DevOps / AWS /

Taking the positives out of a negative situation

02 March 2017 | Author: Aaron


This week, Amazon Web Services (AWS) reported problems with S3 in their US-East-1 region that was affecting their customers that use that region. The usual ‘online chaos’ headlines quickly appeared, making AWS hit the news.

As issues go, a problem with a fundamental tool like S3 will always appear greater than it is – because it affects so many users.

Our own monitoring at base2Services alerted our US team to the issue. This enabled them to contact customers and proactively review potential impacts.

AWS were very proactive about the issue. We were soon contacted by an AWS Solutions Architect who alerted us straight away to start discussing solutions.

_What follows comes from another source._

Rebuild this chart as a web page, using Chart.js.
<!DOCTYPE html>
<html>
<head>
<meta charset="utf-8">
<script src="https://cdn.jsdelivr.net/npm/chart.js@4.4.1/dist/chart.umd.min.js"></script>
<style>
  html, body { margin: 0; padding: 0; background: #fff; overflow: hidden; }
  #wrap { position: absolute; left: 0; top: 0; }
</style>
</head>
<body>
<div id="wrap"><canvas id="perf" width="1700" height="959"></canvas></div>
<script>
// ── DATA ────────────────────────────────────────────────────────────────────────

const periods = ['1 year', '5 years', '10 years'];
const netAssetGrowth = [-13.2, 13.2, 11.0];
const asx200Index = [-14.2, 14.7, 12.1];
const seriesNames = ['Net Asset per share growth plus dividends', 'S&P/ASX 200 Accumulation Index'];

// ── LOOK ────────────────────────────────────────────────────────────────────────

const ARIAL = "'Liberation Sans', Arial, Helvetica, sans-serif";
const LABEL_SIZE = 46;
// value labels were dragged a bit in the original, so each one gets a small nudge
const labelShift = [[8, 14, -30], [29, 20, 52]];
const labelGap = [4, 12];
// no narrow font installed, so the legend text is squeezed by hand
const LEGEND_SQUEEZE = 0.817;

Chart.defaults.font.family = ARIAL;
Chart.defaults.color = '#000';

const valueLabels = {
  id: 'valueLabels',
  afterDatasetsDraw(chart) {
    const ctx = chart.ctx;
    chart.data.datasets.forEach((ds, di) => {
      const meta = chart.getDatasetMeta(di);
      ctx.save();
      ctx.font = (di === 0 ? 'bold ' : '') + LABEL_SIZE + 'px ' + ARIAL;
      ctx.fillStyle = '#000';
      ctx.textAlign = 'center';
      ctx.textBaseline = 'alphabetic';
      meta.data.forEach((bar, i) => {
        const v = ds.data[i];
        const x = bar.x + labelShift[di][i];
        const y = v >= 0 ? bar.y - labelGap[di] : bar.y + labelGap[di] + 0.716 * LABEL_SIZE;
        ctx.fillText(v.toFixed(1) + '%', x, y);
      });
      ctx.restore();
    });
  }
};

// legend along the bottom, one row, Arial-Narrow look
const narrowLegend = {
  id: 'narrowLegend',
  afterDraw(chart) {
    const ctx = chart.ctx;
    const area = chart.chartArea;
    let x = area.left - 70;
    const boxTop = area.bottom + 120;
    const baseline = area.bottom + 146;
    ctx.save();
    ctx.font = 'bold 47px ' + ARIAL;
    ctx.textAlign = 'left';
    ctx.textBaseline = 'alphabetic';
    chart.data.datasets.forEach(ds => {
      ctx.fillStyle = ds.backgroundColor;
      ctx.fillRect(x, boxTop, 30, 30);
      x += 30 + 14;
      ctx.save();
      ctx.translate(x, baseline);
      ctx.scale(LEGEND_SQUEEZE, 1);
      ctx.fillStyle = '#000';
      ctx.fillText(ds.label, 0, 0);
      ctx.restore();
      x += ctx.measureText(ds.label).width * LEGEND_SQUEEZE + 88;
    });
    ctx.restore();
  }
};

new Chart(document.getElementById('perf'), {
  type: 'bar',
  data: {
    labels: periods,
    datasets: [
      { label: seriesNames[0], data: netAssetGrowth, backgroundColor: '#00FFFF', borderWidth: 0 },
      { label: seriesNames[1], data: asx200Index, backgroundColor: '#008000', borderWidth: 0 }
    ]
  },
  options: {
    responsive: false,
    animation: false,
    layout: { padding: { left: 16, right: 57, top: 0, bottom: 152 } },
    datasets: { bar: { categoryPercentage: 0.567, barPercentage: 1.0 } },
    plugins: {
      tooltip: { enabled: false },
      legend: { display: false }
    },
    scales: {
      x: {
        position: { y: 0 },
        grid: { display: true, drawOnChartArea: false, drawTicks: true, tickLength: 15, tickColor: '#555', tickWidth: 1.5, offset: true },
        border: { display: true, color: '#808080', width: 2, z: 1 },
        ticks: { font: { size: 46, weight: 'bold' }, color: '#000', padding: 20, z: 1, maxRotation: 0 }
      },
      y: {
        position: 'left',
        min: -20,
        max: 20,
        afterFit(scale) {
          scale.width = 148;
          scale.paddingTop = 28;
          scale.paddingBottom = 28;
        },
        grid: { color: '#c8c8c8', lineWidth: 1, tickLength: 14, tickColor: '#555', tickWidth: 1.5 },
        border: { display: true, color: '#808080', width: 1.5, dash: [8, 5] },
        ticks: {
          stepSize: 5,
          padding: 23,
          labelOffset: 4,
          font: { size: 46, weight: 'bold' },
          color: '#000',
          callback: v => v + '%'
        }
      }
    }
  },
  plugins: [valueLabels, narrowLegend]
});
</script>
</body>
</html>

The impact on our clients was relatively minor. All our customers’ sites are cached via CloudFront, so to the end user, everything appeared and worked as expected, with some mild impact on streaming videos.

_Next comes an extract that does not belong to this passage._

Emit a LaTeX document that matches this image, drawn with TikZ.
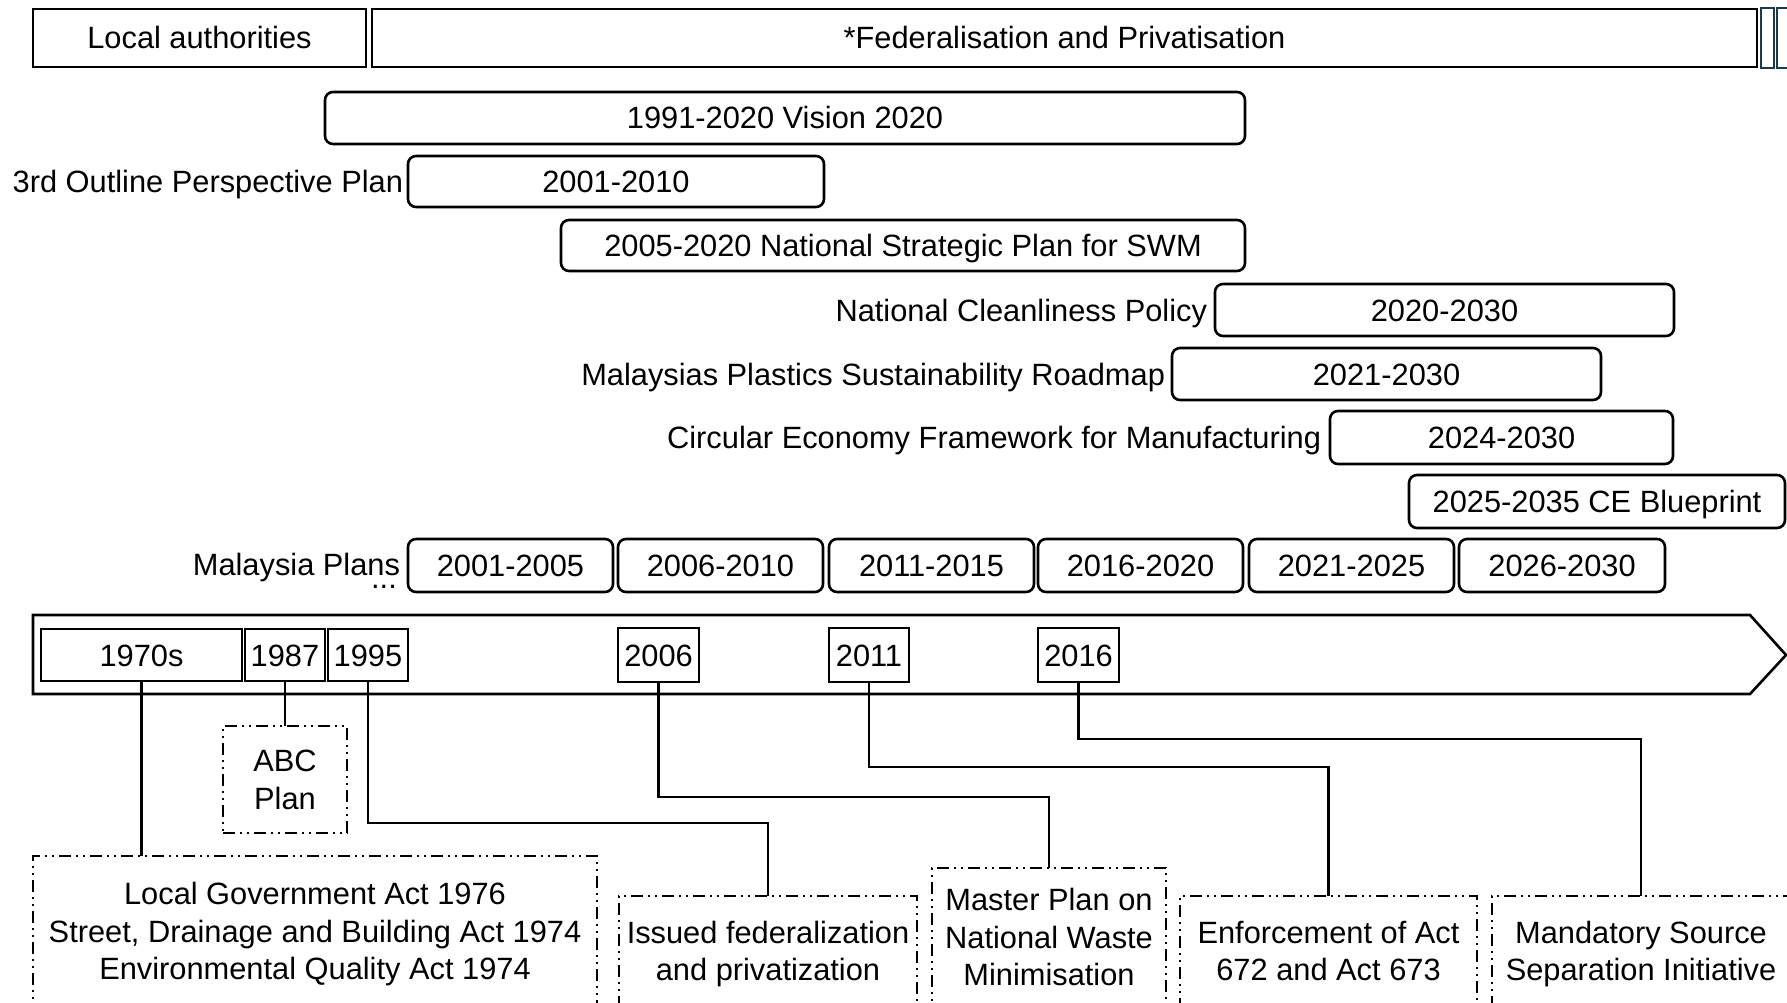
\documentclass[tikz,border=0pt]{standalone}
\usepackage{fontspec}
\setmainfont{Liberation Sans}
\begin{document}
\begin{tikzpicture}[x=1pt,y=-1pt,
  every node/.style={font=\fontsize{30.8}{37.5}\selectfont, inner sep=0pt, outer sep=0pt},
  oneline/.style={text height=22pt, text depth=0pt},
  topbox/.style={draw, line width=2.6pt, minimum height=58pt, oneline},
  rbox/.style={draw, line width=2.6pt, rounded corners=8pt, oneline},
  yearbox/.style={draw, line width=2.6pt, oneline},
  evbox/.style={draw, line width=2pt, dash pattern=on 12pt off 5pt on 2pt off 5pt on 2pt off 5pt, align=center, text depth=0pt},
  conn/.style={line width=2.4pt},
  lbl/.style={anchor=east, oneline},
  thinbox/.style={draw=slate, line width=1.7pt}]
\definecolor{slate}{HTML}{1B3A4B}
\path[use as bounding box] (0,0) rectangle (1787,1003);
\clip (0,0) rectangle (1787,1003);

% top row
\node[topbox, minimum width=333pt] (local) at (199.5,38) {Local authorities};
\node[topbox, minimum width=1385pt] (fed) at (1064.5,38) {*Federalisation and Privatisation};
\node[thinbox, minimum width=13pt, minimum height=60pt] (thinA) at (1767.5,38) {};
\node[thinbox, minimum width=14pt, minimum height=60pt] (thinB) at (1784,38) {};

% plans
\node[rbox, minimum width=920pt, minimum height=52pt] (vision) at (785,118) {1991-2020 Vision 2020};
\node[lbl] (oppl) at (403,182) {3rd Outline Perspective Plan};
\node[rbox, minimum width=416pt, minimum height=51pt] (opp) at (616,181.5) {2001-2010};
\node[rbox, minimum width=684pt, minimum height=51pt] (nsp) at (903,245.5) {2005-2020 National Strategic Plan for SWM};
\node[lbl] (ncpl) at (1207,310) {National Cleanliness Policy};
\node[rbox, minimum width=459pt, minimum height=52pt] (ncp) at (1444.5,310) {2020-2030};
\node[lbl] (mpsrl) at (1165,374) {Malaysias Plastics Sustainability Roadmap};
\node[rbox, minimum width=429pt, minimum height=52pt] (mpsr) at (1386.5,374) {2021-2030};
\node[lbl] (cefl) at (1321,437.5) {Circular Economy Framework for Manufacturing};
\node[rbox, minimum width=343pt, minimum height=53pt] (cef) at (1501.5,437.5) {2024-2030};
\node[rbox, minimum width=376pt, minimum height=53pt] (ceb) at (1597,501.5) {2025-2035 CE Blueprint};

\node[lbl] (mpl) at (400,564.5) {Malaysia Plans};
\node[anchor=base] (mpdots) at (384,588) {...};
\node[rbox, minimum width=205pt, minimum height=53pt] (p1) at (510.5,565.5) {2001-2005};
\node[rbox, minimum width=205pt, minimum height=53pt] (p2) at (720.5,565.5) {2006-2010};
\node[rbox, minimum width=205pt, minimum height=53pt] (p3) at (931.5,565.5) {2011-2015};
\node[rbox, minimum width=205pt, minimum height=53pt] (p4) at (1140.5,565.5) {2016-2020};
\node[rbox, minimum width=205pt, minimum height=53pt] (p5) at (1351.5,565.5) {2021-2025};
\node[rbox, minimum width=206pt, minimum height=53pt] (p6) at (1562,565.5) {2026-2030};

% timeline arrow
\draw[line width=2.6pt] (33,615) -- (1750,615) -- (1786,655) -- (1750,694) -- (33,694) -- cycle;

% year boxes
\node[yearbox, minimum width=201pt, minimum height=52pt] (y1970) at (141.5,655) {1970s};
\node[yearbox, minimum width=80pt, minimum height=52pt] (y1987) at (285,655) {1987};
\node[yearbox, minimum width=80pt, minimum height=52pt] (y1995) at (368,655) {1995};
\node[yearbox, minimum width=81pt, minimum height=54pt] (y2006) at (658.5,655) {2006};
\node[yearbox, minimum width=80pt, minimum height=54pt] (y2011) at (869,655) {2011};
\node[yearbox, minimum width=81pt, minimum height=54pt] (y2016) at (1078.5,655) {2016};

% event boxes
\node[evbox, minimum width=124pt, minimum height=107pt] (abc) at (285,779.5) {ABC\\Plan};
\node[evbox, minimum width=564pt, minimum height=150pt] (lga) at (315,931) {Local Government Act 1976\\Street, Drainage and Building Act 1974\\Environmental Quality Act 1974};
\node[evbox, minimum width=298pt, minimum height=110pt] (issued) at (768,951) {Issued federalization\\and privatization};
\node[evbox, minimum width=234pt, minimum height=138pt] (master) at (1049,937) {Master Plan on\\National Waste\\Minimisation};
\node[evbox, minimum width=297pt, minimum height=110pt] (enf) at (1328.5,951) {Enforcement of Act\\672 and Act 673};
\node[evbox, minimum width=298pt, minimum height=110pt] (msi) at (1641,951) {Mandatory Source\\Separation Initiative};

% connectors
\draw[conn] (y1970.south) -- (y1970.south |- lga.north);
\draw[conn] (y1987.south) -- (abc.north);
\draw[conn] (y1995.south) -- ++(0,142) -| (issued.north);
\draw[conn] (y2006.south) -- ++(0,115) -| (master.north);
\draw[conn] (y2011.south) -- ++(0,85) -| (enf.north);
\draw[conn] (y2016.south) -- ++(0,57) -| (msi.north);
\end{tikzpicture}
\end{document}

For our clients, the only real issue was the inconvenience of not being able to make updates or deployments. Overall, there was no downtime to their services.

When outage issues happen, a lot of people panic, and discussion inevitably moves to cloud versus physical infrastructure.

In reality, outages, even though rare, are going to happen. In our experience the Cloud is still a far more stable environment than physical infrastructure. As an industry we continue to evolve, and incidents like this provide us with a chance to learn, adapt and respond. Had this same issue happened three years ago, the impact would have been far greater.

In this instance this week, the Personal Help Dashboard launched by AWS last year at re:Invent Las Vegas, proved pivotal in identifying the exact resources being impacted. This enabled us to isolate problems, react accordingly, and reduce impact.

We look upon any issue as an opportunity to analyse where we can improve. We will be integrating the Personal Help Dashboard more and more into our monitoring to further enhance our system.

If you have any questions or wish to discuss DevOps as a Service, please contact us.

Update 3rd March 2017

AWS released a full statement detailing the human error behind the outage, and apologising for the effects on its clients.